CHICAGO (REUTERS) - The Delta variant of the Sars-CoV-2 virus now accounts for nearly all of the coronavirus infections globally, fuelled by unchecked spread of the novel coronavirus in many parts of the world.
So far, vaccines are still able to defend against serious disease and death from Delta, but scientists remain on alert. Here is what we know:
Delta - still dominant
The Delta variant, first detected in India in December 2020, remains the most worrisome version of the Sars-CoV-2 virus.
The World Health Organisation classifies Delta as a variant of concern, a category that means the variant is capable of increasing transmissibility, causing more severe disease or reducing the benefit of vaccines and treatments.
Delta's "superpower" is its transmissibility, according to Dr Shane Crotty, a virologist at the La Jolla Institute for Immunology in San Diego.
Delta is more than two times as contagious as previous Sars-CoV-2 variants, according to the United States Centres for Disease Control and Prevention. Studies suggest it may be more likely to put infected people in the hospital than prior forms of the virus.
Delta also can cause symptoms two to three days sooner than the original coronavirus, giving the immune system less time to mount a defence.

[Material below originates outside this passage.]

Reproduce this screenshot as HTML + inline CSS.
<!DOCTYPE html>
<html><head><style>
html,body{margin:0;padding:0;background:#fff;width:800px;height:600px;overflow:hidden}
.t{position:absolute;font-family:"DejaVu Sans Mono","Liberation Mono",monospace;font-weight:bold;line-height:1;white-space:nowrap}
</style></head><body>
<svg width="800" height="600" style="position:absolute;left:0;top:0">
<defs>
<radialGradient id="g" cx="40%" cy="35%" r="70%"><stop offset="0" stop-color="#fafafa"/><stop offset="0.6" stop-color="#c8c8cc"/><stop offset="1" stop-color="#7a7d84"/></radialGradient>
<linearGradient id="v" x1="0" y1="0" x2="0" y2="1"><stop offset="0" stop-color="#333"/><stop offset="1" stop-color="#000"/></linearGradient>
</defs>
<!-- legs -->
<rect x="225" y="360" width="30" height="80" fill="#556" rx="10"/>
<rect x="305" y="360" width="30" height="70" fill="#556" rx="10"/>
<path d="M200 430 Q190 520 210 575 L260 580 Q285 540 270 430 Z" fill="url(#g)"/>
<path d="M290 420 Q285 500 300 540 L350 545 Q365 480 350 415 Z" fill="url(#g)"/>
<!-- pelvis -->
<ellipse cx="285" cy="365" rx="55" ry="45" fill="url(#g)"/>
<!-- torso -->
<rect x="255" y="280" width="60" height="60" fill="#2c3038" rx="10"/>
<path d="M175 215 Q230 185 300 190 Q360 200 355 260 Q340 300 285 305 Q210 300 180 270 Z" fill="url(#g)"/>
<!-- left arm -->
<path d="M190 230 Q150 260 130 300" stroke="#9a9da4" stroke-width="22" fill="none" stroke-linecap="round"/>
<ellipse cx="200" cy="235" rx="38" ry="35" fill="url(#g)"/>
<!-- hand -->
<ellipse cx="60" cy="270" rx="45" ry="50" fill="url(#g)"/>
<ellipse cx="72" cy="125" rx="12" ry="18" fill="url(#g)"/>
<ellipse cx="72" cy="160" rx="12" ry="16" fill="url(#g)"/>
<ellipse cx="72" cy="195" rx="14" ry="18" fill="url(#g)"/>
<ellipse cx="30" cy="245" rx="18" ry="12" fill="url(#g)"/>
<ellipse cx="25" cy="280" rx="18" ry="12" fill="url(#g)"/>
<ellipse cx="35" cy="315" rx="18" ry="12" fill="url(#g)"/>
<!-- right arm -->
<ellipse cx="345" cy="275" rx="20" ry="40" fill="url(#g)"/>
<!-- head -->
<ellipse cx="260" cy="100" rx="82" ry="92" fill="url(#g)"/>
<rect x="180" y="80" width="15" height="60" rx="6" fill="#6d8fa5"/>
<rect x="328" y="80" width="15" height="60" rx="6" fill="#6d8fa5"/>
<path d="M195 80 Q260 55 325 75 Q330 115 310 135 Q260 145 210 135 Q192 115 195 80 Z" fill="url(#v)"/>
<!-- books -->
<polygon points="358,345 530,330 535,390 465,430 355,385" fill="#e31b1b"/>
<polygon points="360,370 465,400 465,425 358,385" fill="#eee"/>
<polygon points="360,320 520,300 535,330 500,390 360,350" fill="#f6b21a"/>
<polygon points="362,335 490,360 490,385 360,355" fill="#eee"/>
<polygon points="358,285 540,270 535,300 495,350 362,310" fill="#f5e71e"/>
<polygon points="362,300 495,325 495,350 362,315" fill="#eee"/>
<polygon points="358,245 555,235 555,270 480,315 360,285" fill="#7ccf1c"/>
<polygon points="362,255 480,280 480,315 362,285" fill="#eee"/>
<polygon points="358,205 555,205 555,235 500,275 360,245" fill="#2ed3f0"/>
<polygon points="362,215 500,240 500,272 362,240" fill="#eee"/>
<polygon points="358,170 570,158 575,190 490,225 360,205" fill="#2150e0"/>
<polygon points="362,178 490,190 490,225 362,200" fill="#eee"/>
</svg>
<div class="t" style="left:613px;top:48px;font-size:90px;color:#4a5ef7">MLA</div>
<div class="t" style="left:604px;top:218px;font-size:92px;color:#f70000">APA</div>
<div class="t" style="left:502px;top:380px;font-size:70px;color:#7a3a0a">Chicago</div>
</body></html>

People infected with Delta carry around 1,200 times more virus in their noses compared with the original version of the coronavirus.
The amount of virus in vaccinated individuals who become infected with Delta is on a par with those who are unvaccinated, and both can transmit the virus to others. In vaccinated people, however, the amount of virus drops more quickly, so they likely spread the virus for a shorter time.
According to the WHO, Delta makes up 99.5 per cent of all genomic sequences reported to public databases and has "outcompeted" other variants in most countries.
A key exception is South America, where Delta has spread more gradually, and other variants previously seen as possible global threats - notably Gamma, Lambda and Mu - still contribute to a significant proportion of reported cases.
Given Delta's global dominance, many vaccine experts now believe that all future variants will be offshoots of Delta.
One notable Delta "grandchild" is known as AY.4.2 and is concentrated largely in Britain, where it makes up roughly 10 per cent of sequenced virus samples.
AY.4.2 carries two additional mutations in the spike protein, which the virus uses to enter cells. Scientists are still studying what advantage, if any, these mutations confer.
The UK Health Security Agency has designated AY.4.2 a "Variant Under Investigation". A preliminary analysis suggests it does not significantly impair vaccine effectiveness compared with Delta, but there is some evidence that it could be slightly more transmissible, the agency said.
According to the WHO, AY.4.2 has spread to at least 42 countries, including the United States.
More on the way?
Virus experts are closely watching the evolution of Delta, looking for any sign that it has acquired mutations that would allow the highly transmissible variant to pierce the immune protection of vaccines and natural infection. Even so, while current vaccines prevent severe disease and death, they do not block infection.
The virus is still capable of replicating in the nose, even among vaccinated people, who can then transmit the disease through tiny, aerosolised droplets.
Defeating Sars-CoV-2 will likely require a new generation of vaccines that also block transmission, according to Dr Gregory Poland, a vaccine developer at the Mayo Clinic.
Until then, Dr Poland and other experts say, the world remains vulnerable.